● Task goal: In the material below, please retype the lines from the very first through the one with "2.07], [69.5, 1.99]];", exactly and without pictures.

● Available data:
■ ■ ■ ■ ■ ■ ■
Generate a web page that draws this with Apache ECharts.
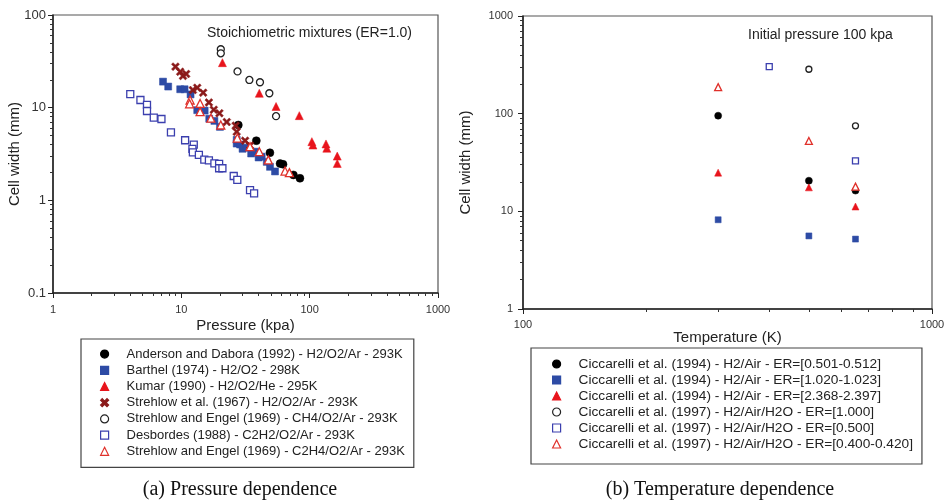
<!DOCTYPE html>
<html>
<head>
<meta charset="utf-8">
<script src="https://cdn.jsdelivr.net/npm/echarts@6/dist/echarts.min.js"></script>
<style>
  html, body { margin: 0; padding: 0; background: #fff; }
  #main { width: 948px; height: 504px; }
</style>
</head>
<body>
<div id="main"></div>
<script>
// tick labels
const pressureTicks = [1, 10, 100, 1000];
const widthTicksLeft = [0.1, 1, 10, 100];
const tempTicks = [100, 1000];
const widthTicksRight = [1, 10, 100, 1000];

// (a) pressure dependence, [pressure kPa, cell width mm]
const anderson = [[27.8, 6.5], [38.4, 4.4], [49, 3.26], [58.8, 2.49], [62, 2.45], [74.7, 1.88], [84, 1.73]];
const barthel = [[7.2, 19.1], [7.9, 16.9], [9.8, 15.8], [10.6, 15.8], [11.8, 13.9], [13.3, 9.4], [15.2, 9.3],
  [16.5, 7.6], [18.1, 7.2], [20, 6.2], [27, 4.5], [27, 4.1], [28.7, 4.0], [30, 3.6], [32.4, 3.7], [35, 3.2],
  [37.5, 3.35], [40, 2.9], [42.3, 2.96], [46.3, 2.6], [49.1, 2.3], [53.7, 2.05]];
const kumar = [[20.9, 30.6], [40.5, 14.3], [54.7, 10.3], [83, 8.2], [104, 4.3], [106, 3.95], [134, 4.06],
  [136, 3.65], [164, 3.0], [164, 2.5]];
const strehlow67 = [[9.0, 27.7], [9.8, 24.4], [10.3, 22], [10.9, 23.1], [12.3, 15.5], [13.3, 16.4], [14.8, 14.5],
  [16.4, 11.4], [17.9, 9.5], [19.8, 8.7], [22.6, 7.0], [26.5, 6.4], [27, 5.5], [31.4, 4.4], [34.3, 3.9]];
const engelCH4 = [[20.3, 42.7], [20.3, 38.6], [27.4, 24.6], [33.9, 19.9], [41, 18.8], [48.5, 14.3], [54.7, 8.1]];
const desbordes = [[4.0, 14], [4.8, 12.1], [5.4, 10.7], [5.4, 9.2], [6.1, 7.8], [7.0, 7.55], [8.3, 5.4],
  [10.7, 4.45], [12.5, 4.0], [12.2, 3.6], [12.3, 3.3], [13.7, 3.1], [15.1, 2.75], [16.4, 2.7], [18.1, 2.5],
  [19.7, 2.47], [19.7, 2.22], [20.9, 2.22], [25.6, 1.83], [27.3, 1.66], [34.3, 1.29], [36.9, 1.19]];
const engelC2H4 = [[11.7, 12.1], [11.6, 11.0], [14, 11.1], [14, 9.05], [17, 7.7], [20.3, 6.5], [27.3, 4.7],
  [34.3, 3.8], [40.5, 3.35], [47.6, 2.73], [64.3, 2.07], [69.5, 1.99]];

// (b) temperature dependence, [temperature K, cell width mm]
const cic94a = [[300, 95.4], [500, 20.6], [650, 16.3]];
const cic94b = [[300, 8.2], [500, 5.6], [650, 5.2]];
const cic94c = [[300, 24.9], [500, 17.6], [650, 11.2]];
const cic97a = [[500, 285], [650, 75]];
const cic97b = [[400, 303], [650, 32.8]];
const cic97c = [[300, 187], [500, 52.6], [650, 17.9]];

const FONT = '"Liberation Sans", Arial, sans-serif';
const CROSS = 'path://M0,2L2,0L5,3L8,0L10,2L7,5L10,8L8,10L5,7L2,10L0,8L3,5Z';

// 2..9 between each pair of decades
const minorTicks = decades => {
  const out = [];
  for (let i = 0; i < decades.length - 1; i++) {
    for (let k = 2; k <= 9; k++) out.push(+(decades[i] * k).toPrecision(3));
  }
  return out;
};

const fmt = v => String(+(+v).toPrecision(3));

const majorAxis = (grid, ticks, pos, margin, labelSize, name, nameGap) => ({
  type: 'log', logBase: 10, gridIndex: grid,
  min: ticks[0], max: ticks[ticks.length - 1], position: pos,
  axisLine: { show: true, onZero: false, lineStyle: { color: '#222', width: 1.5 } },
  axisTick: { show: true, customValues: ticks, length: 5, lineStyle: { color: '#222', width: 1 } },
  axisLabel: { customValues: ticks, margin: margin, color: '#333', fontSize: labelSize, fontFamily: FONT, formatter: fmt },
  splitLine: { show: false },
  name: name, nameLocation: 'middle', nameGap: nameGap, nameMoveOverlap: false,
  nameTextStyle: { color: '#222', fontSize: 15, fontFamily: FONT }
});

const minorAxis = (grid, ticks, pos) => ({
  type: 'log', logBase: 10, gridIndex: grid,
  min: ticks[0], max: ticks[ticks.length - 1], position: pos,
  axisLine: { show: false },
  axisTick: { show: true, customValues: minorTicks(ticks), length: 3, lineStyle: { color: '#333', width: 1 } },
  axisLabel: { show: false },
  splitLine: { show: false }
});

const scatter = (name, data, axis, symbol, size, color, open) => ({
  name, type: 'scatter', data,
  xAxisIndex: axis, yAxisIndex: axis,
  symbol, symbolSize: size,
  itemStyle: open
    ? { color: '#fff', borderColor: color, borderWidth: 1.3, opacity: 1 }
    : { color: color, borderColor: color, borderWidth: 0.5, opacity: 1 },
  emphasis: { disabled: true }
});

const chart = echarts.init(document.getElementById('main'));

const legendBase = {
  orient: 'vertical', itemWidth: 8, itemHeight: 8, itemGap: 0,
  selectedMode: false,
  backgroundColor: '#fff', borderColor: '#444', borderWidth: 1.2, borderRadius: 0,
  itemStyle: { borderWidth: 1.2 }
};

chart.setOption({
  animation: false,
  backgroundColor: '#fff',
  grid: [
    { left: 53, top: 15, width: 385, height: 278, show: true, borderColor: '#555', borderWidth: 1.2, outerBoundsMode: 'none' },
    { left: 523, top: 16, width: 409, height: 293, show: true, borderColor: '#555', borderWidth: 1.2, outerBoundsMode: 'none' }
  ],
  xAxis: [
    majorAxis(0, pressureTicks, 'bottom', 11, 11, 'Pressure (kpa)', 25),
    minorAxis(0, pressureTicks, 'bottom'),
    majorAxis(1, tempTicks, 'bottom', 10, 11, 'Temperature (K)', 21),
    minorAxis(1, tempTicks, 'bottom')
  ],
  yAxis: [
    majorAxis(0, widthTicksLeft, 'left', 7, 13, 'Cell width (mm)', 31),
    minorAxis(0, widthTicksLeft, 'left'),
    majorAxis(1, widthTicksRight, 'left', 10, 11, 'Cell width (mm)', 50),
    minorAxis(1, widthTicksRight, 'left')
  ],
  legend: [
    Object.assign({}, legendBase, {
      left: 81, top: 339, padding: [7, 9, 8, 19],
      textStyle: { fontSize: 13, lineHeight: 16.2, color: '#222', fontFamily: FONT, padding: [0, 0, 0, 13] },
      data: [
        'Anderson and Dabora (1992) - H2/O2/Ar - 293K',
        'Barthel (1974) - H2/O2 - 298K',
        'Kumar (1990) - H2/O2/He - 295K',
        'Strehlow et al. (1967) - H2/O2/Ar - 293K',
        'Strehlow and Engel (1969) - CH4/O2/Ar - 293K',
        'Desbordes (1988) - C2H2/O2/Ar - 293K',
        'Strehlow and Engel (1969) - C2H4/O2/Ar - 293K'
      ]
    }),
    Object.assign({}, legendBase, {
      left: 531, top: 348, padding: [8, 9, 12, 21],
      textStyle: { fontSize: 13.7, lineHeight: 16, color: '#222', fontFamily: FONT, padding: [0, 0, 0, 13] },
      data: [
        'Ciccarelli et al. (1994) - H2/Air - ER=[0.501-0.512]',
        'Ciccarelli et al. (1994) - H2/Air - ER=[1.020-1.023]',
        'Ciccarelli et al. (1994) - H2/Air - ER=[2.368-2.397]',
        'Ciccarelli et al. (1997) - H2/Air/H2O - ER=[1.000]',
        'Ciccarelli et al. (1997) - H2/Air/H2O - ER=[0.500]',
        'Ciccarelli et al. (1997) - H2/Air/H2O - ER=[0.400-0.420]'
      ]
    })
  ],
  graphic: [
    { type: 'text', x: 207, y: 33, style: { text: 'Stoichiometric mixtures (ER=1.0)', fill: '#222', font: '14px ' + FONT, textAlign: 'left', textVerticalAlign: 'middle' } },
    { type: 'text', x: 748, y: 35, style: { text: 'Initial pressure 100 kpa', fill: '#222', font: '14px ' + FONT, textAlign: 'left', textVerticalAlign: 'middle' } },
    { type: 'text', x: 240, y: 490, style: { text: '(a) Pressure dependence', fill: '#111', font: '20px "Liberation Serif", "Times New Roman", serif', textAlign: 'center', textVerticalAlign: 'middle' } },
    { type: 'text', x: 720, y: 490, style: { text: '(b) Temperature dependence', fill: '#111', font: '20px "Liberation Serif", "Times New Roman", serif', textAlign: 'center', textVerticalAlign: 'middle' } }
  ],
  series: [
    scatter('Anderson and Dabora (1992) - H2/O2/Ar - 293K', anderson, 0, 'circle', 8, '#000', false),
    scatter('Barthel (1974) - H2/O2 - 298K', barthel, 0, 'rect', 7, '#2d4ba5', false),
    scatter('Kumar (1990) - H2/O2/He - 295K', kumar, 0, 'triangle', 8, '#e8141c', false),
    scatter('Strehlow et al. (1967) - H2/O2/Ar - 293K', strehlow67, 0, CROSS, 8, '#8b1a1a', false),
    scatter('Strehlow and Engel (1969) - CH4/O2/Ar - 293K', engelCH4, 0, 'circle', 7, '#222', true),
    scatter('Desbordes (1988) - C2H2/O2/Ar - 293K', desbordes, 0, 'rect', 7, '#3b3fae', true),
    scatter('Strehlow and Engel (1969) - C2H4/O2/Ar - 293K', engelC2H4, 0, 'triangle', 8, '#e0302a', true),

    scatter('Ciccarelli et al. (1994) - H2/Air - ER=[0.501-0.512]', cic94a, 2, 'circle', 7, '#000', false),
    scatter('Ciccarelli et al. (1994) - H2/Air - ER=[1.020-1.023]', cic94b, 2, 'rect', 6, '#2d4ba5', false),
    scatter('Ciccarelli et al. (1994) - H2/Air - ER=[2.368-2.397]', cic94c, 2, 'triangle', 7, '#e8141c', false),
    scatter('Ciccarelli et al. (1997) - H2/Air/H2O - ER=[1.000]', cic97a, 2, 'circle', 6, '#222', true),
    scatter('Ciccarelli et al. (1997) - H2/Air/H2O - ER=[0.500]', cic97b, 2, 'rect', 6, '#3b3fae', true),
    scatter('Ciccarelli et al. (1997) - H2/Air/H2O - ER=[0.400-0.420]', cic97c, 2, 'triangle', 7, '#e0302a', true)
  ]
});
</script>
</body>
</html>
■ ■ ■ ■ ■ ■ ■
● Final answer:
Generate a web page that draws this with Apache ECharts.
<!DOCTYPE html>
<html>
<head>
<meta charset="utf-8">
<script src="https://cdn.jsdelivr.net/npm/echarts@6/dist/echarts.min.js"></script>
<style>
  html, body { margin: 0; padding: 0; background: #fff; }
  #main { width: 948px; height: 504px; }
</style>
</head>
<body>
<div id="main"></div>
<script>
// tick labels
const pressureTicks = [1, 10, 100, 1000];
const widthTicksLeft = [0.1, 1, 10, 100];
const tempTicks = [100, 1000];
const widthTicksRight = [1, 10, 100, 1000];

// (a) pressure dependence, [pressure kPa, cell width mm]
const anderson = [[27.8, 6.5], [38.4, 4.4], [49, 3.26], [58.8, 2.49], [62, 2.45], [74.7, 1.88], [84, 1.73]];
const barthel = [[7.2, 19.1], [7.9, 16.9], [9.8, 15.8], [10.6, 15.8], [11.8, 13.9], [13.3, 9.4], [15.2, 9.3],
  [16.5, 7.6], [18.1, 7.2], [20, 6.2], [27, 4.5], [27, 4.1], [28.7, 4.0], [30, 3.6], [32.4, 3.7], [35, 3.2],
  [37.5, 3.35], [40, 2.9], [42.3, 2.96], [46.3, 2.6], [49.1, 2.3], [53.7, 2.05]];
const kumar = [[20.9, 30.6], [40.5, 14.3], [54.7, 10.3], [83, 8.2], [104, 4.3], [106, 3.95], [134, 4.06],
  [136, 3.65], [164, 3.0], [164, 2.5]];
const strehlow67 = [[9.0, 27.7], [9.8, 24.4], [10.3, 22], [10.9, 23.1], [12.3, 15.5], [13.3, 16.4], [14.8, 14.5],
  [16.4, 11.4], [17.9, 9.5], [19.8, 8.7], [22.6, 7.0], [26.5, 6.4], [27, 5.5], [31.4, 4.4], [34.3, 3.9]];
const engelCH4 = [[20.3, 42.7], [20.3, 38.6], [27.4, 24.6], [33.9, 19.9], [41, 18.8], [48.5, 14.3], [54.7, 8.1]];
const desbordes = [[4.0, 14], [4.8, 12.1], [5.4, 10.7], [5.4, 9.2], [6.1, 7.8], [7.0, 7.55], [8.3, 5.4],
  [10.7, 4.45], [12.5, 4.0], [12.2, 3.6], [12.3, 3.3], [13.7, 3.1], [15.1, 2.75], [16.4, 2.7], [18.1, 2.5],
  [19.7, 2.47], [19.7, 2.22], [20.9, 2.22], [25.6, 1.83], [27.3, 1.66], [34.3, 1.29], [36.9, 1.19]];
const engelC2H4 = [[11.7, 12.1], [11.6, 11.0], [14, 11.1], [14, 9.05], [17, 7.7], [20.3, 6.5], [27.3, 4.7],
  [34.3, 3.8], [40.5, 3.35], [47.6, 2.73], [64.3, 2.07], [69.5, 1.99]];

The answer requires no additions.